The Dilemma that Crowley refers to are the choices Russian policymakers have at their disposal. Reforming the labor market and industrial base is necessary in order to modernize the economy, which would require drastic changes on the part of Russian workers who have already endured significant hardships since the collapse of the Soviet Union. The alternative is to keep Soviet-era industries chugging along on life support, an option that guarantees low productivity, economic stagnation, and declining living standards. The rub is that either choice could potentially lead to the social unrest that the Kremlin fears. As Crowley explains, “by preventing mass layoffs, the government can maintain social stability, but only at the cost of economic growth, the absence of which is itself a potential threat to social stability.” (205) It’s an impossible situation.

Since the Russian invasion of Ukraine in February 2022 Vladimir Putin has been the subject of intense media scrutiny. The title of this monograph suggests more of the same, but that is hardly the case. Crowley, a political scientist who specializes in Russia and Eastern Europe, synthesizes extensive scholarship and contemporary literature, much of it Russian-language. His focus is on political economy, labor markets and labor relations, and economic geography. This latter subject is of particular importance since Russia’s population is scattered across hundreds of communities that span an immense geography and harsh climates.
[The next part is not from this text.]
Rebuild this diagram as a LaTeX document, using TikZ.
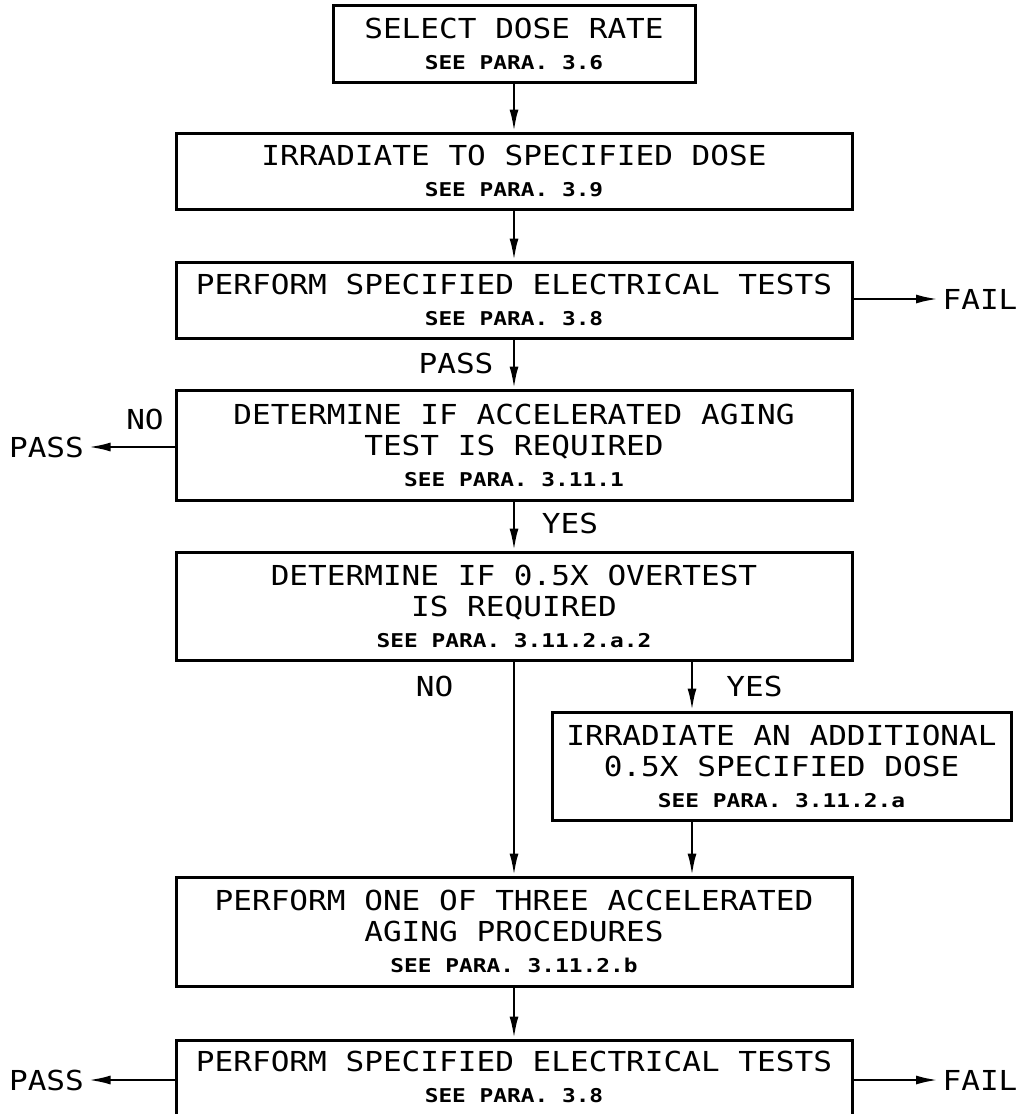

One of the primary issues that Russian leaders must grapple with is monotowns: the several hundred communities constructed around a single industry such as steel, mining, or machine building during the Soviet period. This subject is so controversial, Crowley tells us, that authorities disagree on which communities qualify as monotowns. State subsidies have kept many of them afloat since the fall of the Soviet Union. Putin considers monotown residents a key constituency. For example, in 2009 he humiliated on national television an oligarch who had laid-off one-fifth of the workers in the monotown Pikalyovo (who responded by causing a massive traffic jam and appealing to Putin for help). Putin arrived, dressed down the oligarch, and got reassurances that the factories would not be idle for long. This was pure theater; a solution favorable to the oligarch had been reached the day before Putin’s arrival.

That workers in Pikalyovo responded to layoffs by causing a traffic jam and appealing to Putin reflects the problematic nature of labor relations in Russia. In most instances, Russian unions resemble their Soviet era predecessors, which did more to preempt labor-management conflict than they did to advance workers’ interests against managers and central planners. As Crowley observes, the consequences of weak unions are widespread: “the inability of unions to influence wages has directly shaped Russia’s extreme wage flexibility, its low wages and low labor productivity, and the failure of unions to reverse Russia’s huge growth in inequality.” (107) Since workers have few effective institutional mechanisms to address their problems, protests often erupt spontaneously and “as a result the Russian state is left with deep concerns about social stability.” (125) This is emblematic of a larger, more widespread legacy from the Soviet Union. On the one hand, populations in Russia and other former Soviet satellites (such as Hungary or Poland) have a “leftist bias” with regard to welfare and markets. On the other hand, there is a deficit of civil society organizations that can advance left policies, especially bona fide unions and political parties.

For a monograph about labor issues, Putin’s Labor Dilemma does not feature workers’ voices as much as one might expect. Still, Crowley is remarkably sympathetic to Russian workers with regard to the question of monotowns and workers’ mobility. Critics of monotowns, including reformers in Russia as well as the World Bank, recommend increasing workers’ mobility as a basic step towards economic liberalization. Crowley, however, recognizes that the familial and community connections monotown residents have developed over decades are “crucial for survival.” (92)

Crowley deserves recognition for writing about a complicated subject with clarity and compassion. Specialists and laypeople alike will learn something new from reading his work. It’s worth noting that Putin’s Labor Dilemma was published in July 2021, less than a year before Russia invaded Ukraine. Since then, its economy has been slapped with international sanctions as have government officials and oligarchs. Moreover, multinational corporations have fled the country and the European Union has banned the importation of Russian oil. It’s hard to imagine that conditions in monotowns are satisfactory to their populations unless, that is, they are flush with war production. Perhaps a handful of them are reaping the benefits of the conflict, but it’s unlikely that all of them are. In short, Putin’s gamble in Ukraine has most likely exacerbated the problems that Crowley details, but how they play out have yet to be determined.    

Reviewed by John Lepley, a labor educator in Pittsburgh, Pennsylvania who serves on the Executive Board of United Steelworkers Local 3657. He attended Indiana University of Pennsylvania and Indiana State University.